Sunstein, a law professor, and Thaler, an economist, have long been students of psychology. They call themselves libertarian paternalists -- because they agree with the libertarian insight that people benefit from having choices. But Thaler and Sunstein also argue that people regularly make systematically irrational choices. (Many academics divide their money equally between stocks and bonds.)

"We agree with people who want to allow the market to flourish, so we are libertarians in that sense," Sunstein said. "On the other hand, we don't believe you can just have markets and then declare victory. It is legitimate to be paternalistic in terms of steering people in directions that will increase the likelihood they will do well."

Carefully designing choices seems to matter most in domains where human nature causes people to make mistakes that a rational machine might avoid. Investing for retirement is one of those domains. Getting divorced is another.

"Most couples that get married do not have prenups because they think the probability of a divorce is zero," Thaler said. "We know the probability of a divorce is around 50 percent."

Because both people in a divorce can see themselves as the aggrieved party, couples often fight protracted battles, Thaler said. Many more couples would reach amicable settlements, he said, if all states had default divorce guidelines. Anyone considering a divorce could still go to court, but most people would choose the default option.

Setting up default choices is one of the recurring themes of "Nudge," because a lot of research shows that people are powerfully influenced by default options. When new employees are told that retirement accounts will be started for them unless they object, for example, most sign up cheerfully. When told that the accounts will not be started unless they opt in, most employees do not sign up because not having the account is then the default choice.

It is not surprising that Thaler and Sunstein's approach would appeal to Obama's post-partisan views: On the meltdown in subprime mortgages, Thaler and Sunstein criticize the liberals who call for the end of such mortgages as well as the conservatives who reject any form of regulation. The problem, they argue, is not that the mortgage industry came up with a tool to offer money to people with poor credit, but that the industry got away with being deliberately opaque.

Most home buyers, including MBA students at a top school, as one study found, have trouble comparing loan offers and discerning broker fees -- money that goes to middlemen -- from interest, money that investors need to take on the risk of lending their cash.
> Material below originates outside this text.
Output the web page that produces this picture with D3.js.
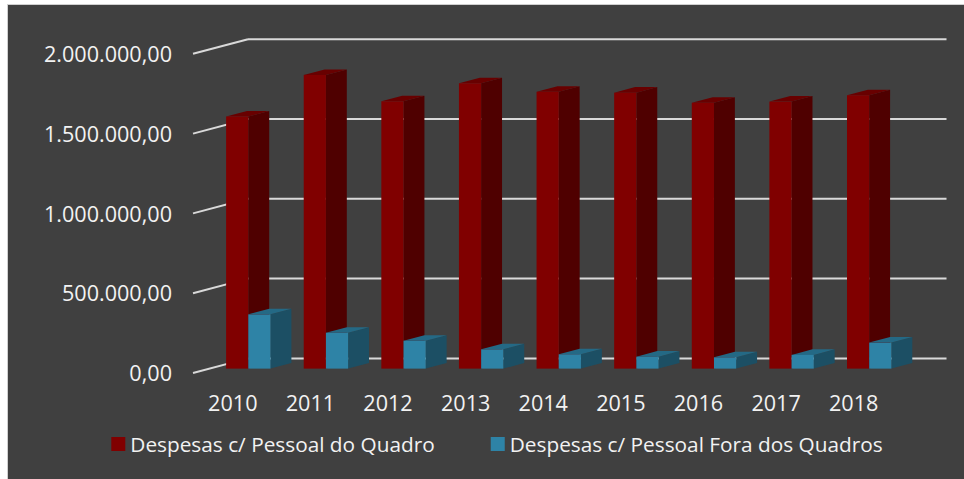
<!DOCTYPE html>
<html>
<head>
<meta charset="utf-8">
<script src="https://cdn.jsdelivr.net/npm/d3@7"></script>
<style>
  body { margin: 0; background: #fff; }
  svg text { font-family: "Open Sans", sans-serif; fill: #f2f2f2; }
</style>
</head>
<body>
<svg width="964" height="479"></svg>
<script>
// data
var years = ["2010", "2011", "2012", "2013", "2014", "2015", "2016", "2017", "2018"];
var seriesNames = ["Despesas c/ Pessoal do Quadro", "Despesas c/ Pessoal Fora dos Quadros"];
var quadro = [1580000, 1840000, 1675000, 1788000, 1735000, 1729000, 1666000, 1673000, 1713000];
var foraQuadros = [340000, 225000, 175000, 121000, 90000, 75000, 71000, 86000, 163000];
var yTicks = [0, 500000, 1000000, 1500000, 2000000];

var colors = [
  {front: "#800000", side: "#4f0000", top: "#680000"},
  {front: "#2e83a6", side: "#1c4f64", top: "#246985"}
];

var svg = d3.select("svg");

// frame
svg.append("rect").attr("x", 7.5).attr("y", 4.5).attr("width", 964).attr("height", 480)
  .attr("fill", "#404040").attr("stroke", "#d0d0d0").attr("stroke-width", 1);

// oblique 3d: depth offset of the back wall
var DX = 55, DY = 14.6;

var x0 = d3.scaleBand().domain(years).range([193, 891.5])
  .paddingInner(0.428).paddingOuter(0.214);
var x1 = d3.scaleBand().domain(seriesNames).range([0, x0.bandwidth()]);
var y = d3.scaleLinear().domain([0, 2000000]).range([373, 53.8]);

var ptBR = d3.formatLocale({decimal: ",", thousands: ".", grouping: [3], currency: ["R$", ""]});
var fmt = ptBR.format(",.2f");

// gridlines: back wall + left side
var grid = svg.append("g").attr("stroke", "#d9d9d9").attr("stroke-width", 2).attr("fill", "none");
yTicks.forEach(function(t) {
  grid.append("line").attr("x1", 193 + DX).attr("x2", 891.5 + DX)
    .attr("y1", y(t) - DY).attr("y2", y(t) - DY);
  grid.append("line").attr("x1", 193).attr("x2", 193 + DX)
    .attr("y1", y(t)).attr("y2", y(t) - DY);
});

svg.append("g").selectAll("text").data(yTicks).enter().append("text")
  .attr("x", 172).attr("y", function(d) { return y(d); }).attr("dy", "0.38em")
  .attr("text-anchor", "end").style("font-size", "21.6px")
  .text(function(d) { return fmt(d); });

// bars
var d0 = 0.3, d1 = 0.68;
var bars = [];
years.forEach(function(yr, i) {
  bars.push({year: yr, s: 0, v: quadro[i]});
  bars.push({year: yr, s: 1, v: foraQuadros[i]});
});

var g = svg.append("g");
bars.forEach(function(b) {
  var xl = x0(b.year) + x1(seriesNames[b.s]);
  var xr = xl + x1.bandwidth();
  var yt = y(b.v), yb = y(0);
  var c = colors[b.s];
  var pts = function(a) { return a.map(function(p) { return p.join(","); }).join(" "); };
  // side
  g.append("polygon").attr("fill", c.side).attr("points", pts([
    [xr + d0 * DX, yt - d0 * DY], [xr + d1 * DX, yt - d1 * DY],
    [xr + d1 * DX, yb - d1 * DY], [xr + d0 * DX, yb - d0 * DY]]));
  // top
  g.append("polygon").attr("fill", c.top).attr("points", pts([
    [xl + d0 * DX, yt - d0 * DY], [xr + d0 * DX, yt - d0 * DY],
    [xr + d1 * DX, yt - d1 * DY], [xl + d1 * DX, yt - d1 * DY]]));
  // front
  g.append("rect").attr("fill", c.front)
    .attr("x", xl + d0 * DX).attr("y", yt - d0 * DY)
    .attr("width", x1.bandwidth()).attr("height", yb - yt);
});

// x labels
svg.append("g").selectAll("text").data(years).enter().append("text")
  .attr("x", function(d) { return x0(d) + x0.bandwidth() / 2 + 1; })
  .attr("y", 410.5).attr("text-anchor", "middle").style("font-size", "21.6px")
  .text(function(d) { return d; });

// legend
var leg = svg.append("g");
var items = leg.selectAll("g").data(seriesNames).enter().append("g");
items.append("rect").attr("width", 14).attr("height", 14).attr("y", 437)
  .attr("fill", function(d, i) { return colors[i].front; });
items.append("text").attr("x", 19).attr("y", 451.5).style("font-size", "20.8px")
  .text(function(d) { return d; });
var widths = [];
items.each(function() { widths.push(d3.select(this).select("text").node().getComputedTextLength() + 19); });
var total = widths[0] + 56 + widths[1];
var start = 497 - total / 2;
items.attr("transform", function(d, i) {
  return "translate(" + (i === 0 ? start : start + widths[0] + 56) + ",0)";
});
</script>
</body>
</html>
Consumers who get the best mortgages invariably pay the least in fees.

If all mortgage lenders were required by law to disclose the terms of their loans electronically, Thaler predicted that Web sites would immediately emerge to translate those offers into plain English so people could compare loans: "You apply for a mortgage, and you get an e-mail with a file that has all the features of your mortgage. You upload it into Mortgage-Helper.com, and it will tell you what that mortgage really means. It will say, 'Here are your payments this year, and here is what happens next year, and here is what happens if interest rates went up, and are you aware there is a prepayment penalty of $7,000, and, by the way, here are three other loans that have the following features.' . . . This is the way to make markets efficient."